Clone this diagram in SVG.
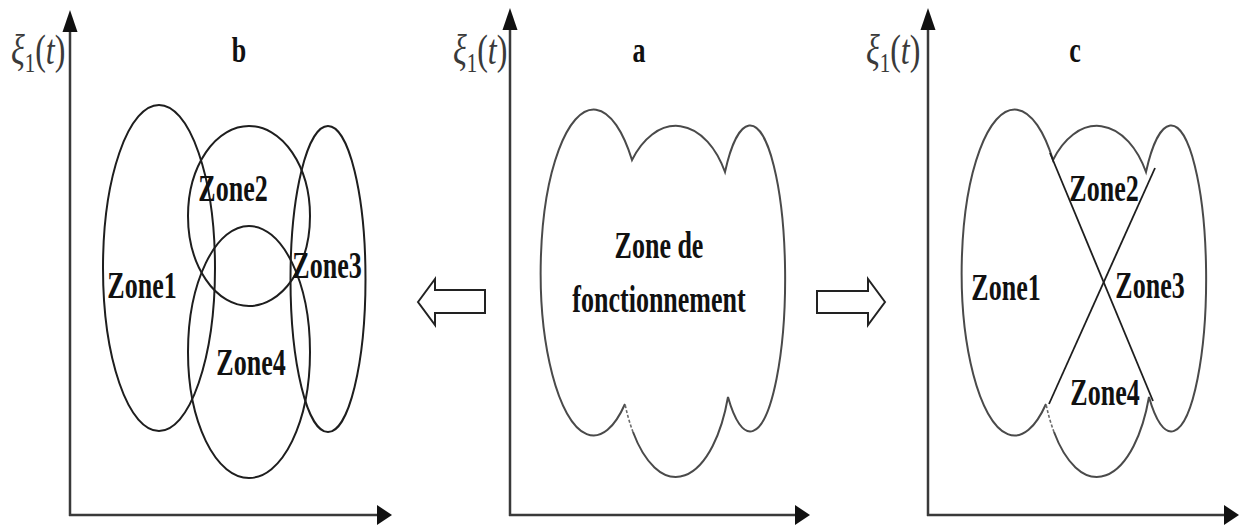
<svg xmlns="http://www.w3.org/2000/svg" width="1246" height="528" viewBox="0 0 1246 528">
<style>
.axis{stroke:#3a3a3a;stroke-width:2.5;fill:none}
.head{fill:#111}
.shape{fill:none;stroke:#1e1e1e;stroke-width:2}
.cloud{fill:none;stroke:#4a4a4a;stroke-width:2}
.dash{fill:none;stroke:#6a6a6a;stroke-width:1.6;stroke-dasharray:3 2}
.xline{fill:none;stroke:#1e1e1e;stroke-width:1.8}
.lbl{font-family:"Liberation Serif","Times New Roman",serif;font-weight:bold;font-size:26px;fill:#111;text-anchor:middle}
.xi{font-family:"Liberation Serif","Times New Roman",serif;font-size:32px;fill:#3a3a3a}
.blk{fill:#fff;stroke:#222;stroke-width:2}
</style>
<defs>
<path id="cloudMain" d="M625,404 A53,163 0 1 1 632,160 A57,94 0 0 1 725,172 A35,153 0 1 1 728,397 A56,126 0 0 1 633,432"/>
<path id="cloudDash" d="M633,432 A56,126 0 0 1 625,404"/>
</defs>
<rect width="1246" height="528" fill="#fff"/>

<g id="panel-b">
<line class="axis" x1="70" y1="516" x2="70" y2="28"/>
<path class="head" d="M70,10 L62.5,32 L77.5,32 Z"/>
<line class="axis" x1="69" y1="515" x2="380" y2="515"/>
<path class="head" d="M392,515 L377,505 L377,525 Z"/>
<text class="xi" transform="translate(11,64) scale(1,1.3)"><tspan font-style="italic">ξ</tspan><tspan font-size="21" dy="6">1</tspan><tspan dy="-6">(</tspan><tspan font-style="italic">t</tspan>)</text>
<text class="lbl" transform="translate(239,62) scale(1,1.4)">b</text>
<ellipse class="shape" cx="159" cy="268" rx="56" ry="163"/>
<ellipse class="shape" cx="249" cy="216" rx="61" ry="90"/>
<ellipse class="shape" cx="249" cy="352" rx="61" ry="126"/>
<ellipse class="shape" cx="328" cy="279" rx="37.5" ry="153"/>
<text class="lbl" transform="translate(142,298) scale(1,1.45)">Zone1</text>
<text class="lbl" transform="translate(233,201) scale(1,1.45)">Zone2</text>
<text class="lbl" transform="translate(327,278) scale(1,1.45)">Zone3</text>
<text class="lbl" transform="translate(251,375) scale(1,1.45)">Zone4</text>
</g>

<g id="panel-a">
<line class="axis" x1="510" y1="516" x2="510" y2="26"/>
<path class="head" d="M510,8 L502.5,30 L517.5,30 Z"/>
<line class="axis" x1="509" y1="515" x2="798" y2="515"/>
<path class="head" d="M810,515 L795,505 L795,525 Z"/>
<text class="xi" transform="translate(453,64) scale(1,1.3)"><tspan font-style="italic">ξ</tspan><tspan font-size="21" dy="6">1</tspan><tspan dy="-6">(</tspan><tspan font-style="italic">t</tspan>)</text>
<text class="lbl" transform="translate(639,62) scale(1,1.4)">a</text>
<use href="#cloudMain" class="cloud"/>
<use href="#cloudDash" class="dash"/>
<text class="lbl" transform="translate(659,258) scale(1,1.45)">Zone de</text>
<text class="lbl" transform="translate(659,312) scale(1,1.45)">fonctionnement</text>
</g>

<g id="panel-c">
<line class="axis" x1="928" y1="516" x2="928" y2="26"/>
<path class="head" d="M928,8 L920.5,30 L935.5,30 Z"/>
<line class="axis" x1="927" y1="515" x2="1227" y2="515"/>
<path class="head" d="M1239,515 L1224,505 L1224,525 Z"/>
<text class="xi" transform="translate(866,64) scale(1,1.3)"><tspan font-style="italic">ξ</tspan><tspan font-size="21" dy="6">1</tspan><tspan dy="-6">(</tspan><tspan font-style="italic">t</tspan>)</text>
<text class="lbl" transform="translate(1075,62) scale(1,1.4)">c</text>
<g transform="translate(421,0)">
<use href="#cloudMain" class="cloud"/>
<use href="#cloudDash" class="dash"/>
</g>
<line class="xline" x1="1050" y1="153" x2="1153" y2="401"/>
<line class="xline" x1="1155" y1="168" x2="1049" y2="404"/>
<text class="lbl" transform="translate(1006,300) scale(1,1.45)">Zone1</text>
<text class="lbl" transform="translate(1104,201) scale(1,1.45)">Zone2</text>
<text class="lbl" transform="translate(1150,298) scale(1,1.45)">Zone3</text>
<text class="lbl" transform="translate(1105,405) scale(1,1.45)">Zone4</text>
</g>

<g id="connectors">
<polygon class="blk" points="418,302 435,279 435,290 485,290 485,313 435,313 435,325"/>
<polygon class="blk" points="885,302 868,279 868,291 817,291 817,313 868,313 868,325"/>
</g>
</svg>
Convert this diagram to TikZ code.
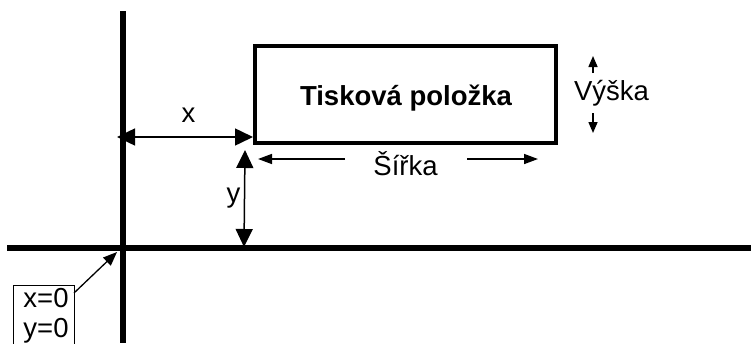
\documentclass[tikz,border=0pt]{standalone}
\usepackage{fontspec}
\setmainfont{Liberation Sans}
\usetikzlibrary{arrows.meta}
\begin{document}
\begin{tikzpicture}[x=1pt,y=-1pt,
  axis/.style={line width=6pt},
  bigarrow/.style={line width=1.5pt,{Triangle[length=18pt,width=17pt]}-{Triangle[length=18pt,width=17pt]}},
  widtharrow/.style={line width=1.5pt,-{Triangle[length=14pt,width=10pt]}},
  heightarrow/.style={line width=1.5pt,-{Triangle[length=11pt,width=9pt]}},
  lbl/.style={font=\fontsize{27.5}{32}\selectfont, inner sep=0pt, anchor=base}]
\useasboundingbox (0,0) rectangle (751,343);
\clip (0,0) rectangle (751,343);
% axes
\coordinate (vtop) at (123,11);
\coordinate (vbot) at (123,343);
\coordinate (hl) at (7,248);
\coordinate (hr) at (751,248);
\draw[axis] (vtop) -- (vbot);
\draw[axis] (hl) -- (hr);
% item
\node[draw, line width=4pt, minimum width=301pt, minimum height=97pt, inner sep=0pt] (item) at (405.5,94.5) {};
\node[lbl, font=\fontsize{27.5}{32}\selectfont\bfseries] (itemtxt) at (406,105) {Tisková položka};
% x distance
\coordinate (xa) at (117,137);
\coordinate (xb) at (253,137);
\draw[bigarrow] (xa) -- (xb);
\node[lbl] (xl) at (188.5,122) {x};
% y distance
\coordinate (ya) at (245,150);
\coordinate (yb) at (244,247);
\draw[bigarrow] (ya) -- (yb);
\node[lbl] (yl) at (233.5,202) {y};
% width
\node[lbl] (sirka) at (405.5,175) {Šířka};
\coordinate (sl0) at (345,159);
\coordinate (sl1) at (258,159);
\coordinate (sr0) at (467,159);
\coordinate (sr1) at (538,159);
\draw[widtharrow] (sl0) -- (sl1);
\draw[widtharrow] (sr0) -- (sr1);
% height
\node[lbl] (vyska) at (611.5,100) {Výška};
\coordinate (vu0) at (593,73);
\coordinate (vu1) at (593,56);
\coordinate (vd0) at (593,113);
\coordinate (vd1) at (593,133);
\draw[heightarrow] (vu0) -- (vu1);
\draw[heightarrow] (vd0) -- (vd1);
% origin box
\node[draw, line width=1.3pt, minimum width=61pt, minimum height=80pt, inner sep=0pt, anchor=north west] (orig) at (13,285) {};
\node[lbl] (ox) at (46,307) {x=0};
\node[lbl] (oy) at (46,337) {y=0};
\coordinate (oa) at (74,293);
\coordinate (ob) at (117,252);
\draw[line width=1.3pt,-{Triangle[length=14pt,width=11pt]}] (oa) -- (ob);
\end{tikzpicture}
\end{document}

++++++++++++++++++++

Reproduce each line of the entries in which the word "diagram" is found.

Clone this diagram in SVG.
Convert this diagram to TikZ code.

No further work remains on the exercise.